Liza Alert's equipment is paid for by the volunteers themselves or from small donations from ordinary citizens. Private Russian companies also contribute — mobile operator Beeline, for example, has provided the organization's free hotline and airline UTair pays for their flights.

The organization insists on remaining free of government support and other external funding and refuses to even register as a nongovernmental organization out of fear it will invite government interference, especially since Liza Alert's work frequently rubs civil servants the wrong way.

One volunteer, who asked not to be named, detailed an example of a local politician ordering posters for a missing child to be stripped down, saying it made local mothers feel "uncomfortable."

"We push the governmental machine for them to act, for them to start searching, for them to fulfill this responsibility towards society. Obviously, they don't always like that," Sergeyev said.

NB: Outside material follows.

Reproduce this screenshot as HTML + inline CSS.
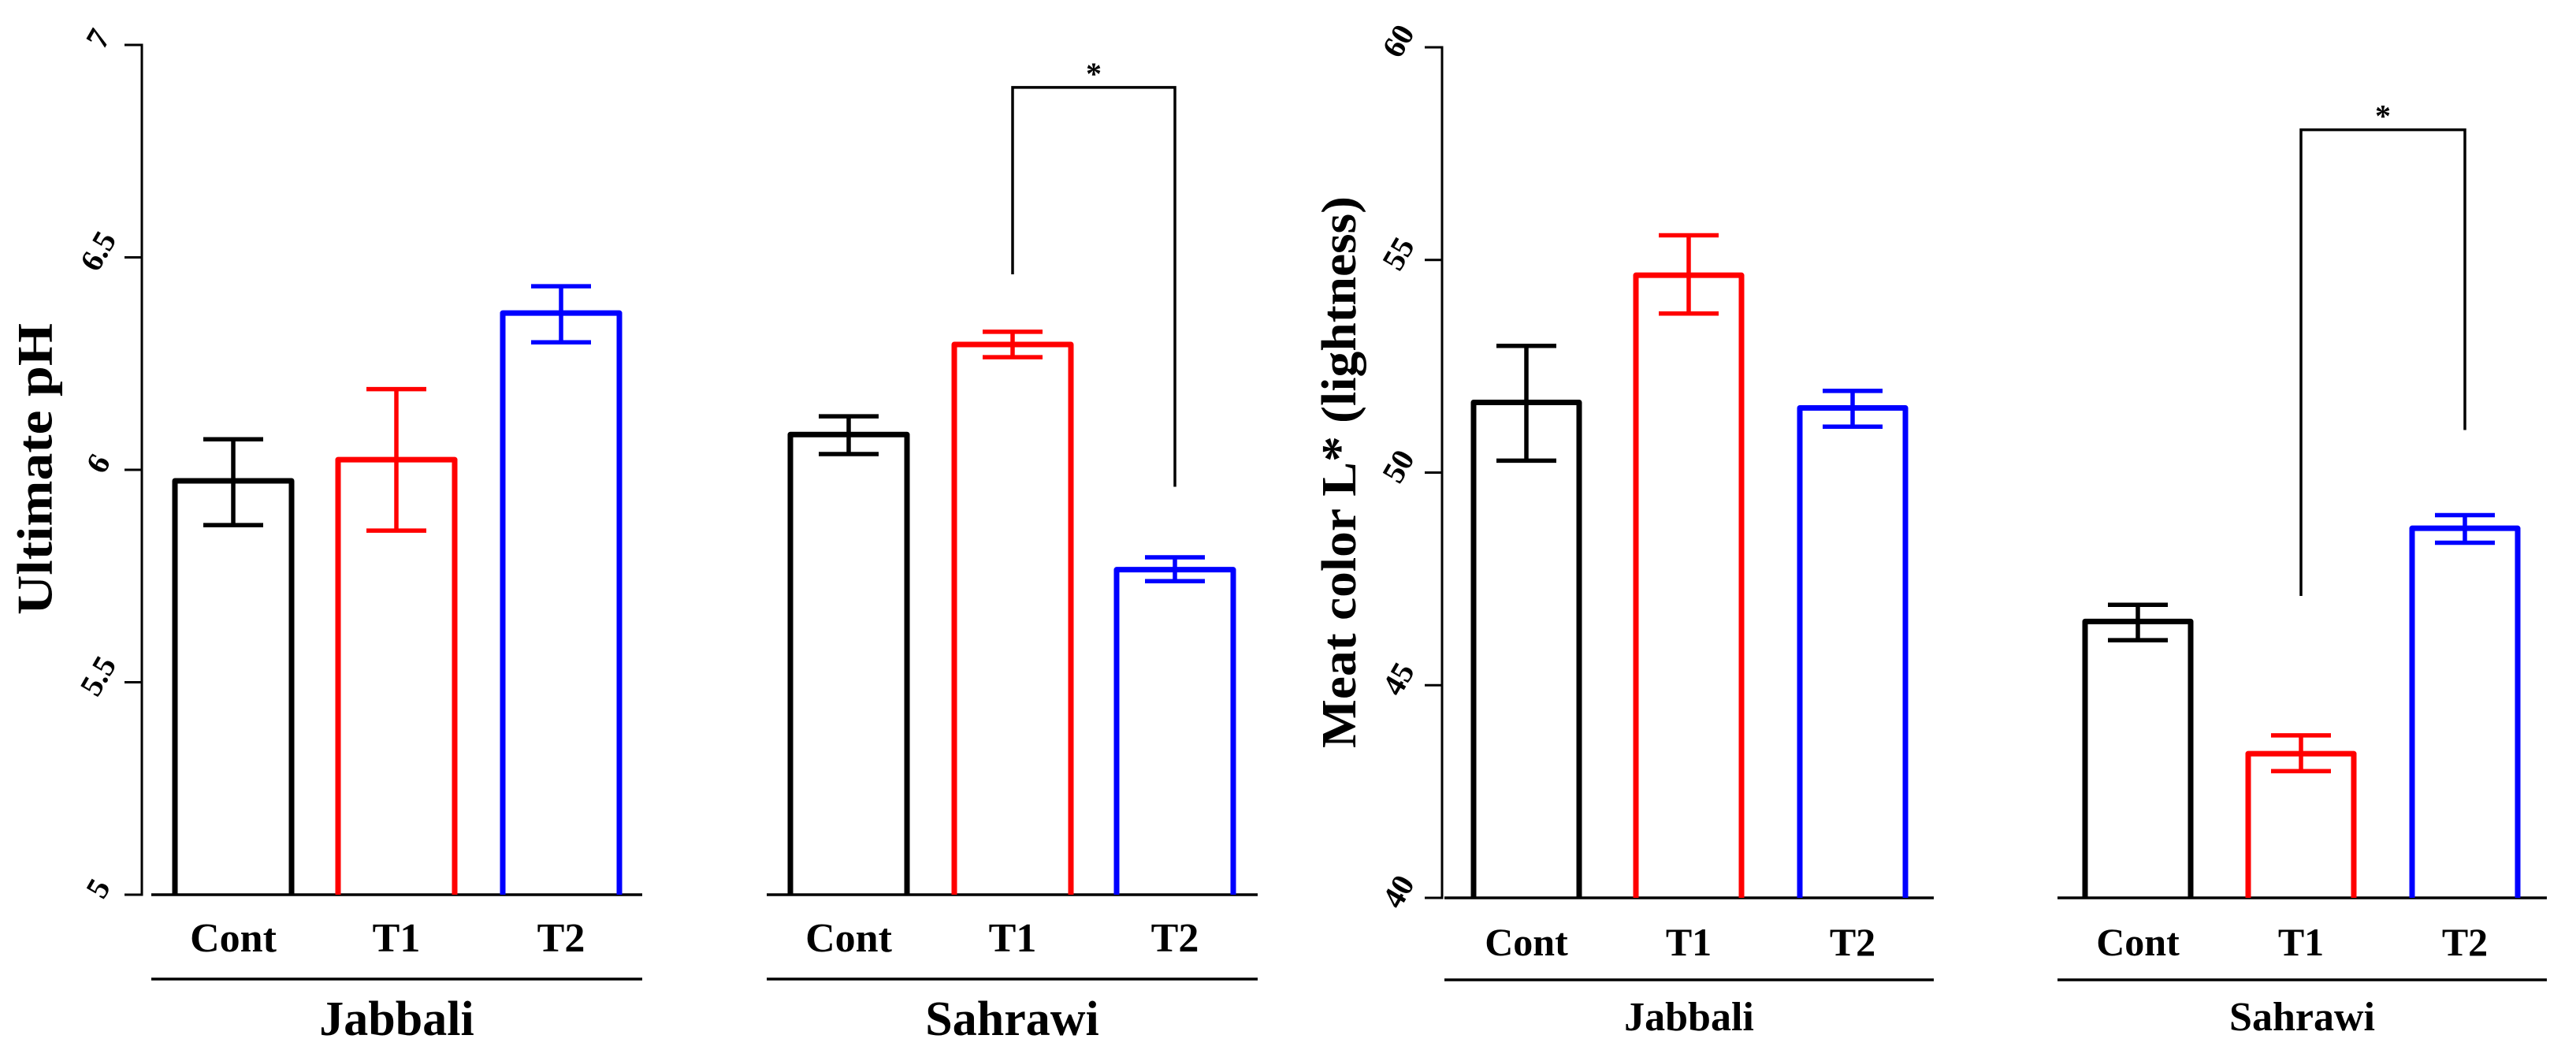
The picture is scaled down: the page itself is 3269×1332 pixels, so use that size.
<!DOCTYPE html>
<html><head><meta charset="utf-8"><style>
html,body{margin:0;padding:0;background:#fff;}
svg{display:block;font-family:"Liberation Serif",serif;font-weight:bold;}
</style></head><body>
<svg id="chart" width="3269" height="1332" viewBox="0 0 3269 1332" xmlns="http://www.w3.org/2000/svg"></svg>
<script>
// ---- data ----
const categories = ["Cont","T1","T2"];
const groups = ["Jabbali","Sahrawi"];
const phTicks = [5,5.5,6,6.5,7];
const phTickLabels = ["5","5.5","6","6.5","7"];
const phJabbaliMean = [5.974,6.024,6.369];
const phJabbaliHi = [6.072,6.19,6.432];
const phJabbaliLo = [5.870,5.857,6.30];
const phSahrawiMean = [6.083,6.295,5.765];
const phSahrawiHi = [6.126,6.325,5.794];
const phSahrawiLo = [6.037,6.265,5.738];
const phBracket = [6.90,6.46,5.96]; // top, left end, right end
const lTicks = [40,45,50,55,60];
const lTickLabels = ["40","45","50","55","60"];
const lJabbaliMean = [51.65,54.64,51.52];
const lJabbaliHi = [52.98,55.58,51.92];
const lJabbaliLo = [50.28,53.74,51.08];
const lSahrawiMean = [46.5,43.39,48.69];
const lSahrawiHi = [46.89,43.82,49.0];
const lSahrawiLo = [46.06,42.98,48.35];
const lBracket = [58.06,47.1,51.0];
const colors = ["#000","#ff0000","#0000ff"];

const svg = document.getElementById('chart');
const NS = "http://www.w3.org/2000/svg";
function mk(tag, attrs, parent){
  const e = document.createElementNS(NS, tag);
  for (const k in attrs) e.setAttribute(k, attrs[k]);
  (parent||svg).appendChild(e);
  return e;
}

function panel(cfg){
  const g = mk('g', {});
  
  
  const y = v => cfg.yBot - (v - cfg.vMin) / (cfg.vMax - cfg.vMin) * (cfg.yBot - cfg.yTop);
  const ax = mk('line', {x1:cfg.axX, x2:cfg.axX, y1:y(cfg.vMax)-1.5, y2:y(cfg.vMin)+1.5, stroke:'#000','stroke-width':3}, g);
  
  
  cfg.ticks.forEach((t,i)=>{
    const tk = mk('line', {x1:cfg.axX-22, x2:cfg.axX, y1:y(t), y2:y(t), stroke:'#000','stroke-width':3}, g);
    
    
    const lx = cfg.axX-52, ly = y(t)-6;
    const tl = mk('text', {x:lx, y:ly, 'font-size':40, 'text-anchor':'middle', 'dominant-baseline':'middle', transform:`rotate(-60 ${lx} ${ly})`}, g);
    tl.textContent = cfg.tickLabels[i];
    
    
  });
  const tt = mk('text', {x:cfg.titleX, y:cfg.titleY, 'font-size':cfg.titleSize, 'text-anchor':'middle', 'dominant-baseline':'middle', textLength:cfg.titleLen, lengthAdjust:'spacingAndGlyphs', transform:`rotate(-90 ${cfg.titleX} ${cfg.titleY})`}, g);
  tt.textContent = cfg.title;
  
  
  cfg.groupsData.forEach((gd, gi)=>{
    const gx = mk('line', {x1:gd.x0, x2:gd.x1, y1:cfg.yBot, y2:cfg.yBot, stroke:'#000','stroke-width':3.5}, g);
    
    
    gd.mean.forEach((m, ci)=>{
      const cx = gd.centers[ci];
      const hw = cfg.barW/2;
      const b = mk('path', {d:`M${cx-hw},${cfg.yBot} V${y(m)} H${cx+hw} V${cfg.yBot}`, fill:'none', stroke:colors[ci], 'stroke-width':7, 'stroke-linejoin':'round'}, g);
      
      
      const eb = mk('path', {d:`M${cx},${y(gd.hi[ci])} V${y(gd.lo[ci])} M${cx-38},${y(gd.hi[ci])} H${cx+38} M${cx-38},${y(gd.lo[ci])} H${cx+38}`, fill:'none', stroke:colors[ci], 'stroke-width':5.5}, g);
      
      
      const cl = mk('text', {x:cx, y:cfg.catY, 'font-size':cfg.catSize, 'text-anchor':'middle'}, g);
      cl.textContent = categories[ci];
      
      
    });
    const gl = mk('line', {x1:gd.x0, x2:gd.x1, y1:cfg.lineY, y2:cfg.lineY, stroke:'#000','stroke-width':3.5}, g);
    
    
    const gt = mk('text', {x:(gd.x0+gd.x1)/2, y:cfg.groupY, 'font-size':cfg.groupSize, 'text-anchor':'middle'}, g);
    gt.textContent = groups[gi];
    
    
  });
  const s = cfg.groupsData[1];
  const xa = s.centers[1], xb = s.centers[2];
  const br = mk('path', {d:`M${xa},${y(cfg.bracket[1])} V${y(cfg.bracket[0])} H${xb} V${y(cfg.bracket[2])}`, fill:'none', stroke:'#000','stroke-width':3.5}, g);
  
  
  const st = mk('text', {x:(xa+xb)/2, y:y(cfg.bracket[0])-4, 'font-size':40, 'text-anchor':'middle'}, g);
  st.textContent = '*';
  
  
}

panel({
  name:'ph-panel', vMin:5, vMax:7, yTop:57, yBot:1135, axX:180,
  ticks:phTicks, tickLabels:phTickLabels,
  title:'Ultimate pH', titleX:51, titleY:595, titleSize:64, titleLen:370,
  barW:148, catY:1207, catSize:52, lineY:1242, groupY:1313, groupSize:62,
  bracket:phBracket,
  groupsData:[
    {x0:192, x1:815, centers:[296,503,712], mean:phJabbaliMean, hi:phJabbaliHi, lo:phJabbaliLo},
    {x0:973, x1:1596, centers:[1077,1285,1491], mean:phSahrawiMean, hi:phSahrawiHi, lo:phSahrawiLo}
  ]
});
panel({
  name:'lightness-panel', vMin:40, vMax:60, yTop:60, yBot:1139, axX:1830,
  ticks:lTicks, tickLabels:lTickLabels,
  title:'Meat color L* (lightness)', titleX:1706, titleY:599, titleSize:62, titleLen:700,
  barW:134, catY:1212, catSize:50, lineY:1243, groupY:1307, groupSize:52,
  bracket:lBracket,
  groupsData:[
    {x0:1833, x1:2454, centers:[1937,2143,2351], mean:lJabbaliMean, hi:lJabbaliHi, lo:lJabbaliLo},
    {x0:2611, x1:3232, centers:[2713,2920,3128], mean:lSahrawiMean, hi:lSahrawiHi, lo:lSahrawiLo}
  ]
});
</script>
</body></html>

For a brief moment, it looked like even Liza Alert's status as a volunteer organization would not be enough to safeguard it, after Russia's Federation Council in 2013 proposed a bill to set up a government agency that would oversee the work of volunteers.

Amid widespread protest, the bill was stalled. "Thank God volunteers in our country still have the right to not depend on anyone, and we want to keep that right," Demidova said.

Critics argue Liza Alert's success plays into the government's hands. The police have been known to refer people directly to Liza Alert because it will save them work in a vicious cycle that keeps the existing weaknesses in place.

"It's concerning but we don't just want to point at the emergency services and say 'That's your job.' Our priorities lie with the people," Demidova said.

Reason to Hope

Three weeks after his disappearance, Baklykov was still lost. But his wife and friends were in a celebratory mood.

"We finally succeeded in getting a criminal investigation to be opened on murder charges!" a statement on a VKontakte page set up to coordinate his search said Friday. "Don't let that scare you, this was a necessary step for investigators to finally start doing their job. Sadly, this is the way our valiant protectors work."